Give every line of the data again, unchanged, but with no pictures.

> **Source excerpt**:
****************************************
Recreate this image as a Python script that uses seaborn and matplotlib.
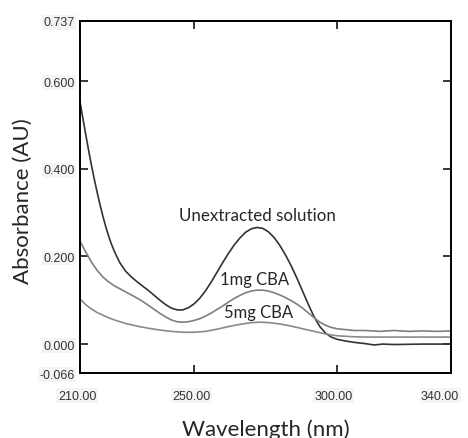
import numpy as np
import pandas as pd
import matplotlib
matplotlib.use("Agg")
import matplotlib.pyplot as plt
import matplotlib.transforms as mtransforms
import seaborn as sns

# ---------------- data ----------------
wl_unext = [210, 211, 212, 213, 214, 215, 216, 217, 218, 219, 220, 221, 222, 223, 224,
            226, 228, 230, 232, 234, 236, 238, 240, 242, 244, 246, 248, 250, 252, 254,
            256, 258, 260, 262, 264, 266, 268, 270, 272, 274, 276, 278, 280, 282, 284,
            286, 288, 290, 292, 294, 296, 298, 300, 303, 306, 310, 313, 316, 320, 330, 340]
abs_unext = [0.552, 0.515, 0.478, 0.442, 0.408, 0.376, 0.346, 0.318, 0.292, 0.268, 0.247,
             0.228, 0.212, 0.198, 0.185, 0.166, 0.153, 0.142, 0.132, 0.122, 0.111, 0.100,
             0.090, 0.082, 0.078, 0.078, 0.083, 0.092, 0.105, 0.122, 0.142, 0.164, 0.186,
             0.207, 0.226, 0.242, 0.255, 0.263, 0.266, 0.264, 0.256, 0.243, 0.225, 0.203,
             0.178, 0.150, 0.120, 0.090, 0.062, 0.040, 0.025, 0.016, 0.011, 0.007, 0.004,
             0.001, -0.002, 0.000, -0.001, 0.000, 0.000]

wl_1mg = [210, 212, 214, 216, 218, 220, 222, 224, 226, 228, 230, 232, 234, 236, 238, 240,
          242, 244, 246, 248, 250, 252, 254, 256, 258, 260, 262, 264, 266, 268, 270, 272,
          274, 276, 278, 280, 282, 284, 286, 288, 290, 292, 294, 296, 298, 300, 303, 306,
          310, 315, 320, 325, 330, 335, 340]
abs_1mg = [0.235, 0.210, 0.187, 0.168, 0.153, 0.142, 0.133, 0.126, 0.119, 0.112, 0.105,
           0.097, 0.088, 0.079, 0.070, 0.062, 0.055, 0.051, 0.050, 0.051, 0.054, 0.058,
           0.064, 0.071, 0.079, 0.087, 0.096, 0.104, 0.111, 0.117, 0.121, 0.123, 0.123,
           0.121, 0.117, 0.112, 0.106, 0.099, 0.091, 0.082, 0.071, 0.060, 0.050, 0.043,
           0.038, 0.035, 0.033, 0.031, 0.031, 0.029, 0.031, 0.029, 0.030, 0.029, 0.030]

wl_5mg = [210, 212, 214, 216, 218, 220, 223, 226, 230, 234, 238, 242, 246, 250, 254, 258,
          262, 266, 270, 273, 276, 280, 284, 288, 292, 296, 300, 305, 310, 340]
abs_5mg = [0.103, 0.090, 0.080, 0.072, 0.066, 0.060, 0.053, 0.047, 0.041, 0.036, 0.032,
           0.029, 0.027, 0.027, 0.029, 0.034, 0.040, 0.045, 0.049, 0.050, 0.049, 0.046,
           0.041, 0.035, 0.029, 0.023, 0.019, 0.017, 0.016, 0.016]

x_ticks = [210, 250, 300, 340]
x_labels = ["210.00", "250.00", "300.00", "340.00"]
y_ticks = [-0.066, 0.0, 0.2, 0.4, 0.6, 0.737]
y_labels = ["-0.066", "0.000", "0.200", "0.400", "0.600", "0.737"]

# ---------------- plot ----------------
sns.set_style("ticks")
plt.rcParams['font.family'] = ['Liberation Sans', 'DejaVu Sans']

fig = plt.figure(figsize=(4.68, 4.39), dpi=100)
ax = fig.add_axes([0.171, 0.148, 0.793, 0.802])

sns.lineplot(x=wl_unext, y=abs_unext, ax=ax, color="#333333", linewidth=1.2)
sns.lineplot(x=wl_1mg, y=abs_1mg, ax=ax, color="#7f7f7f", linewidth=1.2)
sns.lineplot(x=wl_5mg, y=abs_5mg, ax=ax, color="#8a8a8a", linewidth=1.2)

ax.set_xlim(210, 340)
ax.set_ylim(-0.066, 0.737)
ax.set_xticks(x_ticks)
ax.set_xticklabels(x_labels)
ax.set_yticks(y_ticks)
ax.set_yticklabels(y_labels)
ax.tick_params(axis="both", direction="in", length=6, width=1.3,
               labelsize=9, labelcolor="#333333",
               top=True, right=True)
ax.tick_params(axis="x", pad=12)
ax.tick_params(axis="y", pad=4)
for lbl in ax.get_xticklabels() + ax.get_yticklabels():
    lbl.set_bbox(dict(facecolor="#f5f5f5", edgecolor="none", pad=1))

# x tick labels sit a little left of their ticks; the last one is pulled in to fit
xlbls = ax.get_xticklabels()
for lbl in xlbls[:-1]:
    lbl.set_transform(lbl.get_transform() +
                      mtransforms.ScaledTranslation(-0.03, 0, fig.dpi_scale_trans))
xlbls[-1].set_horizontalalignment("right")
xlbls[-1].set_transform(xlbls[-1].get_transform() +
                        mtransforms.ScaledTranslation(0.08, 0, fig.dpi_scale_trans))

for sp in ax.spines.values():
    sp.set_linewidth(1.4)
    sp.set_color("black")

ax.set_xlabel("Wavelength (nm)", fontsize=16, family="Lato")
ax.xaxis.label.set_va("center")
ax.xaxis.set_label_coords(0.5, -0.158)
ax.set_ylabel("Absorbance (AU)", fontsize=16, family="Lato")
ax.yaxis.label.set_va("center")
ax.yaxis.set_label_coords(-0.154, 0.491)

ax.text(272, 0.2945, "Unextracted solution", ha="center", va="center",
        fontsize=12.2, family="Lato")
ax.text(271.3, 0.148, "1mg CBA", ha="center", va="center", fontsize=12, family="Lato")
ax.text(272.4, 0.073, "5mg CBA", ha="center", va="center", fontsize=12, family="Lato")

fig.savefig("out.png", dpi=100)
****************************************
> **Task solution**:
Recreate this image as a Python script that uses seaborn and matplotlib.
import numpy as np
import pandas as pd
import matplotlib
matplotlib.use("Agg")
import matplotlib.pyplot as plt
import matplotlib.transforms as mtransforms
import seaborn as sns

# ---------------- data ----------------
wl_unext = [210, 211, 212, 213, 214, 215, 216, 217, 218, 219, 220, 221, 222, 223, 224,
            226, 228, 230, 232, 234, 236, 238, 240, 242, 244, 246, 248, 250, 252, 254,
            256, 258, 260, 262, 264, 266, 268, 270, 272, 274, 276, 278, 280, 282, 284,
            286, 288, 290, 292, 294, 296, 298, 300, 303, 306, 310, 313, 316, 320, 330, 340]
abs_unext = [0.552, 0.515, 0.478, 0.442, 0.408, 0.376, 0.346, 0.318, 0.292, 0.268, 0.247,
             0.228, 0.212, 0.198, 0.185, 0.166, 0.153, 0.142, 0.132, 0.122, 0.111, 0.100,
             0.090, 0.082, 0.078, 0.078, 0.083, 0.092, 0.105, 0.122, 0.142, 0.164, 0.186,
             0.207, 0.226, 0.242, 0.255, 0.263, 0.266, 0.264, 0.256, 0.243, 0.225, 0.203,
             0.178, 0.150, 0.120, 0.090, 0.062, 0.040, 0.025, 0.016, 0.011, 0.007, 0.004,
             0.001, -0.002, 0.000, -0.001, 0.000, 0.000]

wl_1mg = [210, 212, 214, 216, 218, 220, 222, 224, 226, 228, 230, 232, 234, 236, 238, 240,
          242, 244, 246, 248, 250, 252, 254, 256, 258, 260, 262, 264, 266, 268, 270, 272,
          274, 276, 278, 280, 282, 284, 286, 288, 290, 292, 294, 296, 298, 300, 303, 306,
          310, 315, 320, 325, 330, 335, 340]
abs_1mg = [0.235, 0.210, 0.187, 0.168, 0.153, 0.142, 0.133, 0.126, 0.119, 0.112, 0.105,
           0.097, 0.088, 0.079, 0.070, 0.062, 0.055, 0.051, 0.050, 0.051, 0.054, 0.058,
           0.064, 0.071, 0.079, 0.087, 0.096, 0.104, 0.111, 0.117, 0.121, 0.123, 0.123,
           0.121, 0.117, 0.112, 0.106, 0.099, 0.091, 0.082, 0.071, 0.060, 0.050, 0.043,
           0.038, 0.035, 0.033, 0.031, 0.031, 0.029, 0.031, 0.029, 0.030, 0.029, 0.030]

wl_5mg = [210, 212, 214, 216, 218, 220, 223, 226, 230, 234, 238, 242, 246, 250, 254, 258,
          262, 266, 270, 273, 276, 280, 284, 288, 292, 296, 300, 305, 310, 340]
abs_5mg = [0.103, 0.090, 0.080, 0.072, 0.066, 0.060, 0.053, 0.047, 0.041, 0.036, 0.032,
           0.029, 0.027, 0.027, 0.029, 0.034, 0.040, 0.045, 0.049, 0.050, 0.049, 0.046,
           0.041, 0.035, 0.029, 0.023, 0.019, 0.017, 0.016, 0.016]

x_ticks = [210, 250, 300, 340]
x_labels = ["210.00", "250.00", "300.00", "340.00"]
y_ticks = [-0.066, 0.0, 0.2, 0.4, 0.6, 0.737]
y_labels = ["-0.066", "0.000", "0.200", "0.400", "0.600", "0.737"]

# ---------------- plot ----------------
sns.set_style("ticks")
plt.rcParams['font.family'] = ['Liberation Sans', 'DejaVu Sans']

fig = plt.figure(figsize=(4.68, 4.39), dpi=100)
ax = fig.add_axes([0.171, 0.148, 0.793, 0.802])

sns.lineplot(x=wl_unext, y=abs_unext, ax=ax, color="#333333", linewidth=1.2)
sns.lineplot(x=wl_1mg, y=abs_1mg, ax=ax, color="#7f7f7f", linewidth=1.2)
sns.lineplot(x=wl_5mg, y=abs_5mg, ax=ax, color="#8a8a8a", linewidth=1.2)

ax.set_xlim(210, 340)
ax.set_ylim(-0.066, 0.737)
ax.set_xticks(x_ticks)
ax.set_xticklabels(x_labels)
ax.set_yticks(y_ticks)
ax.set_yticklabels(y_labels)
ax.tick_params(axis="both", direction="in", length=6, width=1.3,
               labelsize=9, labelcolor="#333333",
               top=True, right=True)
ax.tick_params(axis="x", pad=12)
ax.tick_params(axis="y", pad=4)
for lbl in ax.get_xticklabels() + ax.get_yticklabels():
    lbl.set_bbox(dict(facecolor="#f5f5f5", edgecolor="none", pad=1))

# x tick labels sit a little left of their ticks; the last one is pulled in to fit
xlbls = ax.get_xticklabels()
for lbl in xlbls[:-1]:
    lbl.set_transform(lbl.get_transform() +
                      mtransforms.ScaledTranslation(-0.03, 0, fig.dpi_scale_trans))
xlbls[-1].set_horizontalalignment("right")
xlbls[-1].set_transform(xlbls[-1].get_transform() +
                        mtransforms.ScaledTranslation(0.08, 0, fig.dpi_scale_trans))

for sp in ax.spines.values():
    sp.set_linewidth(1.4)
    sp.set_color("black")

ax.set_xlabel("Wavelength (nm)", fontsize=16, family="Lato")
ax.xaxis.label.set_va("center")
ax.xaxis.set_label_coords(0.5, -0.158)
ax.set_ylabel("Absorbance (AU)", fontsize=16, family="Lato")
ax.yaxis.label.set_va("center")
ax.yaxis.set_label_coords(-0.154, 0.491)

ax.text(272, 0.2945, "Unextracted solution", ha="center", va="center",
        fontsize=12.2, family="Lato")
ax.text(271.3, 0.148, "1mg CBA", ha="center", va="center", fontsize=12, family="Lato")
ax.text(272.4, 0.073, "5mg CBA", ha="center", va="center", fontsize=12, family="Lato")

fig.savefig("out.png", dpi=100)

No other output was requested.